REPUBLIKA.CO.ID, JAKARTA -- Gabungan Perusahaan Makanan Ternak (GPMT) mengusulkan agar pemerintah mempertimbangkan kebijakan impor jagung untuk pakan ternak. Hal itu seiring naiknya harga jagung lokal sebagai bahan baku pakan.
"Ketika harga sudah diluar batas kewajaran perlu dipilih opsi impor jagung tapi tentu ini harus hati-hati dan tetap dikendalikan pemerintah. Idealnya, pemerintah punya cadangan stok nasional yang bisa menjaga stabilitas suplai dalam negeri," kata Ketua GPMT, Timbul Sihombing, dalam sebuah webinar, Rabu (30/1).
Ia menjelaskan, harga pakan secara keseluruhan pada 2019-2020 tidak terdapat fluktuasi meski pada akhir 2020 mulai terdapat indikasi kenaikan harga. Terutama untuk pakan ternak ayam broiler. Terlebih lagi, 90 persen dari total produksi pakan ternak diperuntukan untuk unggas.

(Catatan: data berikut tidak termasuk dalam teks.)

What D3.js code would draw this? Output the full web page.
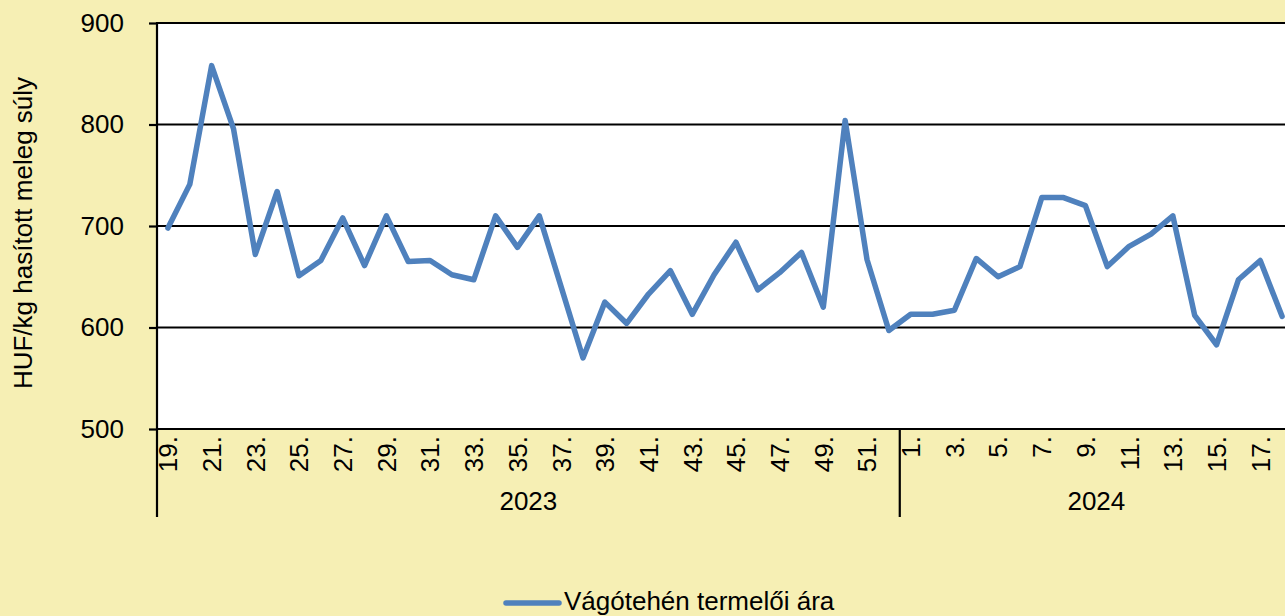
<!DOCTYPE html>
<html>
<head>
<meta charset="utf-8">
<script src="https://cdn.jsdelivr.net/npm/d3@7"></script>
<style>
body{margin:0;background:#f6efb4;}
svg{display:block;font-family:"Liberation Sans",Arial,sans-serif;}
</style>
</head>
<body>
<div id="chart"></div>
<script>
// weeks and prices (HUF/kg)
var weeks2023 = [19,20,21,22,23,24,25,26,27,28,29,30,31,32,33,34,35,36,37,38,39,40,41,42,43,44,45,46,47,48,49,50,51,52];
var weeks2024 = [1,2,3,4,5,6,7,8,9,10,11,12,13,14,15,16,17,18];
var prices2023 = [698,741,858,796,672,734,651,666,708,661,710,665,666,652,647,710,679,710,640,570,625,604,633,656,613,652,684,637,654,674,620,804,667,597];
var prices2024 = [613,613,617,668,650,660,728,728,720,660,680,692,710,612,583,647,666,611];
var years = ["2023","2024"];
var yTicks = [500,600,700,800,900];
var seriesName = "Vágótehén termelői ára";

var width = 1285,
    height = 616,
    pLeft = 157, pRight = 1293,
    pTop = 23, pBottom = 429,
    fs = "26px";

var data = [];
weeks2023.forEach(function(w,i){ data.push({key:"2023-"+w, year:"2023", week:w, v:prices2023[i]}); });
weeks2024.forEach(function(w,i){ data.push({key:"2024-"+w, year:"2024", week:w, v:prices2024[i]}); });

var x = d3.scaleBand().domain(data.map(function(d){return d.key;})).range([pLeft,pRight]);
var y = d3.scaleLinear().domain([500,900]).range([pBottom,pTop]);

var svg = d3.select("#chart").append("svg")
    .attr("width", width)
    .attr("height", height);

svg.append("rect")
    .attr("width",width).attr("height",height)
    .attr("fill","#f6efb4");

// plot area
svg.append("rect")
    .attr("x",pLeft).attr("y",pTop)
    .attr("width",pRight-pLeft).attr("height",pBottom-pTop)
    .attr("fill","#fff");

// gridlines
svg.selectAll(".grid")
    .data(yTicks)
  .enter().append("line")
    .attr("x1",pLeft).attr("x2",pRight)
    .attr("y1",function(d){return y(d);})
    .attr("y2",function(d){return y(d);})
    .attr("stroke","#000")
    .attr("stroke-width",2.2);

// y axis
var yAxis = svg.append("g")
    .attr("transform","translate("+pLeft+",0)")
    .call(d3.axisLeft(y).tickValues(yTicks).tickSize(8).tickPadding(25));
yAxis.select(".domain").remove();
yAxis.selectAll("line").attr("stroke","#000").attr("stroke-width",2.2);
yAxis.selectAll("text").attr("font-size",fs).attr("fill","#000").attr("font-family","Liberation Sans, Arial, sans-serif");

svg.append("line")
    .attr("x1",pLeft).attr("x2",pLeft)
    .attr("y1",pTop-1).attr("y2",517)
    .attr("stroke","#000").attr("stroke-width",2.2);

// y title
svg.append("text")
    .attr("transform","translate(32,233) rotate(-90)")
    .attr("text-anchor","middle")
    .attr("font-size",fs)
    .text("HUF/kg hasított meleg súly");

// x axis week labels
var oddKeys = data.filter(function(d){return d.week%2==1;}).map(function(d){return d.key;});
var xAxis = svg.append("g")
    .attr("transform","translate(0,"+pBottom+")")
    .call(d3.axisBottom(x).tickValues(oddKeys).tickSize(0)
        .tickFormat(function(k){return k.split("-")[1]+".";}));
xAxis.select(".domain").remove();
xAxis.selectAll("text")
    .attr("font-size",fs)
    .attr("fill","#000")
    .attr("font-family","Liberation Sans, Arial, sans-serif")
    .attr("text-anchor","end")
    .attr("transform","rotate(-90)")
    .attr("x",-7)
    .attr("y",0)
    .attr("dy","0.36em");

// year separator
var sepX = x("2024-1");
svg.append("line")
    .attr("x1",sepX).attr("x2",sepX)
    .attr("y1",pBottom).attr("y2",517)
    .attr("stroke","#000").attr("stroke-width",2.2);

// year labels
years.forEach(function(yr){
    var keys = data.filter(function(d){return d.year==yr;});
    var x0 = x(keys[0].key), x1 = x(keys[keys.length-1].key)+x.bandwidth();
    svg.append("text")
        .attr("x",(x0+x1)/2)
        .attr("y",510)
        .attr("text-anchor","middle")
        .attr("font-size",fs)
        .text(yr);
});

// line
var line = d3.line()
    .x(function(d){return x(d.key)+x.bandwidth()/2;})
    .y(function(d){return y(d.v);});
svg.append("path")
    .datum(data)
    .attr("d",line)
    .attr("fill","none")
    .attr("stroke","#4f81bd")
    .attr("stroke-width",5.5)
    .attr("stroke-linejoin","round")
    .attr("stroke-linecap","round");

// legend
svg.append("line")
    .attr("x1",506).attr("x2",559)
    .attr("y1",603).attr("y2",603)
    .attr("stroke","#4f81bd")
    .attr("stroke-width",5.5)
    .attr("stroke-linecap","round");
svg.append("text")
    .attr("x",564).attr("y",610)
    .attr("font-size",fs)
    .text(seriesName);
</script>
</body>
</html>
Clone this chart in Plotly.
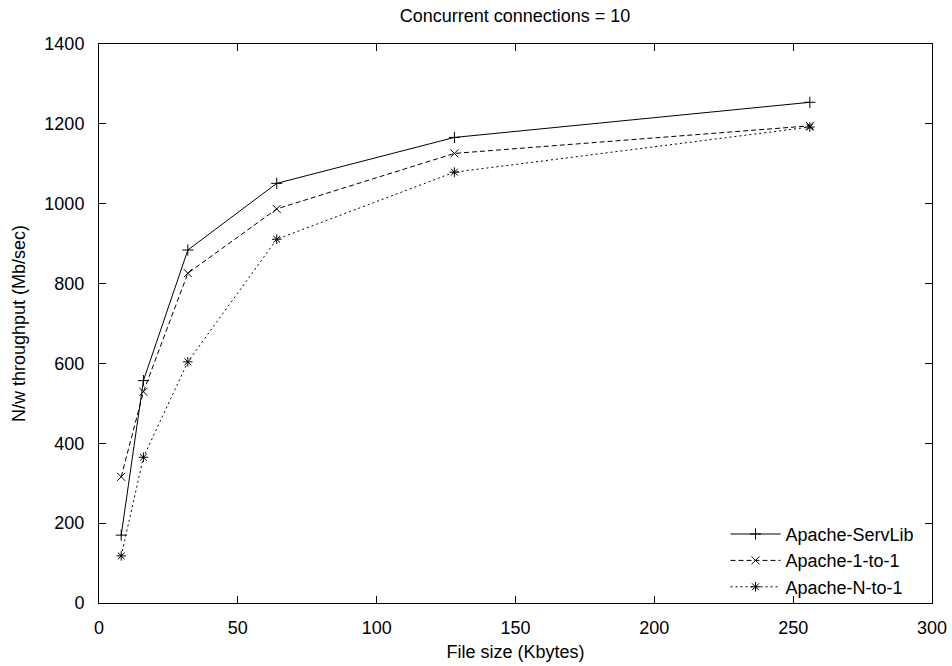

Timbul menyampaikan, pada Januari 2021, harga pakan ayam broiler starter dihargai Rp 7.115 per kilogram (kg). Harga terus mengalami kenaikan hingga rata-rata Mei menyentuh Rp 7.613 per kg. Adapun harga untuk finisher dari Rp 6.973 per kg pada Januari 2021 melonjak menjadi Rp 7.489 per kg.
Ia menyampaikan, rata-rata harga jagung nasional pada Mei 2021 sebesar Rp 5.427-Rp 6.233 per kg dengan kadar air 15 persen. Harga itu naik hampir dua kali lipat jika dibanding Mei 2020 yang sebesar Rp 3.302-Rp 4.320 per kg.
Adapun, komponen jagung pada kebutuhan pakan ternak ayam broiler mencapai 45 persen sehingga kenaikan pada jagung akan sangat berdampak pada harga pakan. Sementara itu, persediaan jagung selama Mei 2021 hanya 34 hari, jauh lebih rendah ketimbang Mei tahun lalu yang di angka 59 hari.
Sementara, komponen penting lainnya yakni soy bean meal (SMB) dan meat bone meal (MBM) masing-masing berkontribusi 25 persen dan 4 persen. Keduanya diperoleh dari impor. "SBM berkontribusi sekitar Rp 400-500 per kg terhadap kenaikan harga sedangkan MBM sekitar Rp 150-250 per kg," kata dia.
"Kontribusi bahan baku sangat signifikan terhadap harga pokok pakan ternak. Jadi inilah gambaran industri kita yang fluktuatif," ujarnya.